What to work on
Leaving out every picture, quote the data below exactly as it appears.

Data extract
═══

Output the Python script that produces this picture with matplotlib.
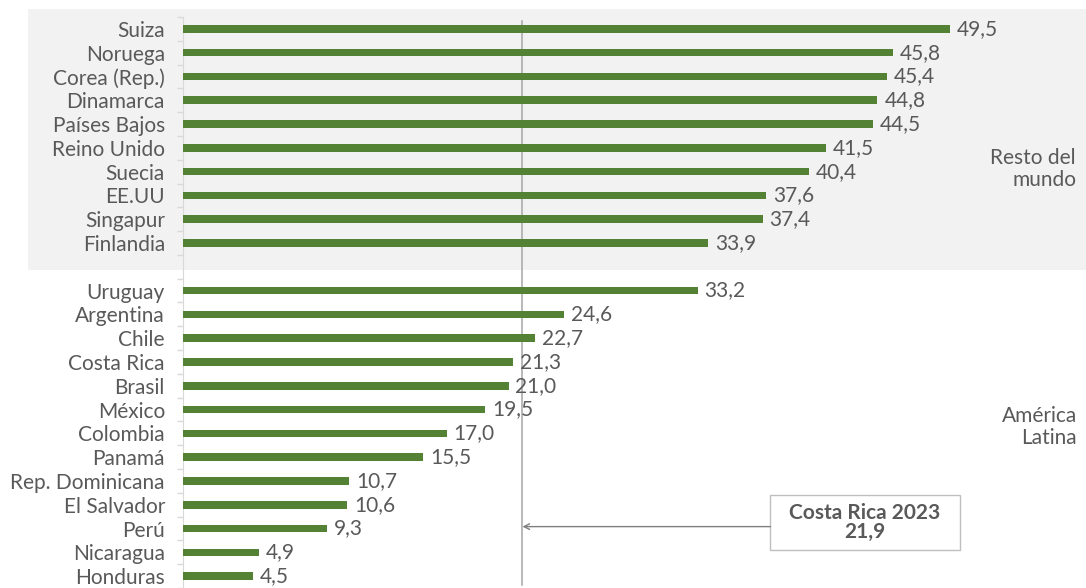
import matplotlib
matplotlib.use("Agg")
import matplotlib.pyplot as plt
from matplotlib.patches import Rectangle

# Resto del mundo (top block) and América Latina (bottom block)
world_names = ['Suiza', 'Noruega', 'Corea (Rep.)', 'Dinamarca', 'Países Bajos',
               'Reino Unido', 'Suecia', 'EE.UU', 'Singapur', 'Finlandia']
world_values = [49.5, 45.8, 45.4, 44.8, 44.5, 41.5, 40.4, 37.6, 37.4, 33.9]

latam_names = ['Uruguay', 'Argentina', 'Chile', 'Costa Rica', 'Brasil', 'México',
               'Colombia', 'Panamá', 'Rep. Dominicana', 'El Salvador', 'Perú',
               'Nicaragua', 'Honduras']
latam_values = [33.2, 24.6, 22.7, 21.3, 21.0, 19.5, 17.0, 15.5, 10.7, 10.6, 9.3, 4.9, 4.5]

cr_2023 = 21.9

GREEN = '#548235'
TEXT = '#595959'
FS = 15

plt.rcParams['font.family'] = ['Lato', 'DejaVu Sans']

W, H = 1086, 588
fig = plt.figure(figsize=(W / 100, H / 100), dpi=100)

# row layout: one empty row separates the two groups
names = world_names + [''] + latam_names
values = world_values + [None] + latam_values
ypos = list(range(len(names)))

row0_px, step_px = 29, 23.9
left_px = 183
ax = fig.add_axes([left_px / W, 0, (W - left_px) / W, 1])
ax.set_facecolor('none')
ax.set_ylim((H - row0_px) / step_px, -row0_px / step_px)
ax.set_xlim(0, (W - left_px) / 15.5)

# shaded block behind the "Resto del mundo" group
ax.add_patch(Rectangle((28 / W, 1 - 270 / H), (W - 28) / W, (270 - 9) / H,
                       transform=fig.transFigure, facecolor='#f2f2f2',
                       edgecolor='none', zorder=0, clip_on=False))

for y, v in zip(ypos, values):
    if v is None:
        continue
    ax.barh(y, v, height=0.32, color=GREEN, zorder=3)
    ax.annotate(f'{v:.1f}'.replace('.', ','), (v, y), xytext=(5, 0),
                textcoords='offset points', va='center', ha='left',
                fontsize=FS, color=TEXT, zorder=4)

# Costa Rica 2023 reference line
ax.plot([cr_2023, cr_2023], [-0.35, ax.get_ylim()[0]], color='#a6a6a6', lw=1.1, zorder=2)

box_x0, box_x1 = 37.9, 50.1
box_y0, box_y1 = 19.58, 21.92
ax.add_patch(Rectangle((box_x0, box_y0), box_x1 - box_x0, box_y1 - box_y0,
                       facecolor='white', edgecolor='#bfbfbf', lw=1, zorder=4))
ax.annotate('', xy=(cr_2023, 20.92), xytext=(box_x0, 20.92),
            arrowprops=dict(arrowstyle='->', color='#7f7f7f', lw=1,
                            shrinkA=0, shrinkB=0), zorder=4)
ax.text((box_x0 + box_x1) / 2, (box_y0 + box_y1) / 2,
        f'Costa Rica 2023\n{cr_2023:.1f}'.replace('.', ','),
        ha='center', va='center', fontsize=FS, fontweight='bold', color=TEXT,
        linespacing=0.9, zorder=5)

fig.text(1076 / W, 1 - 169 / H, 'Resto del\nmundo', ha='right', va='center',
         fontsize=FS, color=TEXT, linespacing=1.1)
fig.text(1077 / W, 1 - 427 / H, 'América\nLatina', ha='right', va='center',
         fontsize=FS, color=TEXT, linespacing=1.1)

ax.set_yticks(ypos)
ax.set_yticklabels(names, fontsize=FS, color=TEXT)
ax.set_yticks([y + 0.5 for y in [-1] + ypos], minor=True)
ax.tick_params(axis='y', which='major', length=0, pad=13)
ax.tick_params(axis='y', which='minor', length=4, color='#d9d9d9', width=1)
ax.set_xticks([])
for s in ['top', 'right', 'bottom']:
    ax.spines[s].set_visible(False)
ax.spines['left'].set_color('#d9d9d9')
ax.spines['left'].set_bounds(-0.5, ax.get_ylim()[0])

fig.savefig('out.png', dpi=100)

═══

Written response
Output the Python script that produces this picture with matplotlib.
import matplotlib
matplotlib.use("Agg")
import matplotlib.pyplot as plt
from matplotlib.patches import Rectangle

# Resto del mundo (top block) and América Latina (bottom block)
world_names = ['Suiza', 'Noruega', 'Corea (Rep.)', 'Dinamarca', 'Países Bajos',
               'Reino Unido', 'Suecia', 'EE.UU', 'Singapur', 'Finlandia']
world_values = [49.5, 45.8, 45.4, 44.8, 44.5, 41.5, 40.4, 37.6, 37.4, 33.9]

latam_names = ['Uruguay', 'Argentina', 'Chile', 'Costa Rica', 'Brasil', 'México',
               'Colombia', 'Panamá', 'Rep. Dominicana', 'El Salvador', 'Perú',
               'Nicaragua', 'Honduras']
latam_values = [33.2, 24.6, 22.7, 21.3, 21.0, 19.5, 17.0, 15.5, 10.7, 10.6, 9.3, 4.9, 4.5]

cr_2023 = 21.9

GREEN = '#548235'
TEXT = '#595959'
FS = 15

plt.rcParams['font.family'] = ['Lato', 'DejaVu Sans']

W, H = 1086, 588
fig = plt.figure(figsize=(W / 100, H / 100), dpi=100)

# row layout: one empty row separates the two groups
names = world_names + [''] + latam_names
values = world_values + [None] + latam_values
ypos = list(range(len(names)))

row0_px, step_px = 29, 23.9
left_px = 183
ax = fig.add_axes([left_px / W, 0, (W - left_px) / W, 1])
ax.set_facecolor('none')
ax.set_ylim((H - row0_px) / step_px, -row0_px / step_px)
ax.set_xlim(0, (W - left_px) / 15.5)

# shaded block behind the "Resto del mundo" group
ax.add_patch(Rectangle((28 / W, 1 - 270 / H), (W - 28) / W, (270 - 9) / H,
                       transform=fig.transFigure, facecolor='#f2f2f2',
                       edgecolor='none', zorder=0, clip_on=False))

for y, v in zip(ypos, values):
    if v is None:
        continue
    ax.barh(y, v, height=0.32, color=GREEN, zorder=3)
    ax.annotate(f'{v:.1f}'.replace('.', ','), (v, y), xytext=(5, 0),
                textcoords='offset points', va='center', ha='left',
                fontsize=FS, color=TEXT, zorder=4)

# Costa Rica 2023 reference line
ax.plot([cr_2023, cr_2023], [-0.35, ax.get_ylim()[0]], color='#a6a6a6', lw=1.1, zorder=2)

box_x0, box_x1 = 37.9, 50.1
box_y0, box_y1 = 19.58, 21.92
ax.add_patch(Rectangle((box_x0, box_y0), box_x1 - box_x0, box_y1 - box_y0,
                       facecolor='white', edgecolor='#bfbfbf', lw=1, zorder=4))
ax.annotate('', xy=(cr_2023, 20.92), xytext=(box_x0, 20.92),
            arrowprops=dict(arrowstyle='->', color='#7f7f7f', lw=1,
                            shrinkA=0, shrinkB=0), zorder=4)
ax.text((box_x0 + box_x1) / 2, (box_y0 + box_y1) / 2,
        f'Costa Rica 2023\n{cr_2023:.1f}'.replace('.', ','),
        ha='center', va='center', fontsize=FS, fontweight='bold', color=TEXT,
        linespacing=0.9, zorder=5)

fig.text(1076 / W, 1 - 169 / H, 'Resto del\nmundo', ha='right', va='center',
         fontsize=FS, color=TEXT, linespacing=1.1)
fig.text(1077 / W, 1 - 427 / H, 'América\nLatina', ha='right', va='center',
         fontsize=FS, color=TEXT, linespacing=1.1)

ax.set_yticks(ypos)
ax.set_yticklabels(names, fontsize=FS, color=TEXT)
ax.set_yticks([y + 0.5 for y in [-1] + ypos], minor=True)
ax.tick_params(axis='y', which='major', length=0, pad=13)
ax.tick_params(axis='y', which='minor', length=4, color='#d9d9d9', width=1)
ax.set_xticks([])
for s in ['top', 'right', 'bottom']:
    ax.spines[s].set_visible(False)
ax.spines['left'].set_color('#d9d9d9')
ax.spines['left'].set_bounds(-0.5, ax.get_ylim()[0])

fig.savefig('out.png', dpi=100)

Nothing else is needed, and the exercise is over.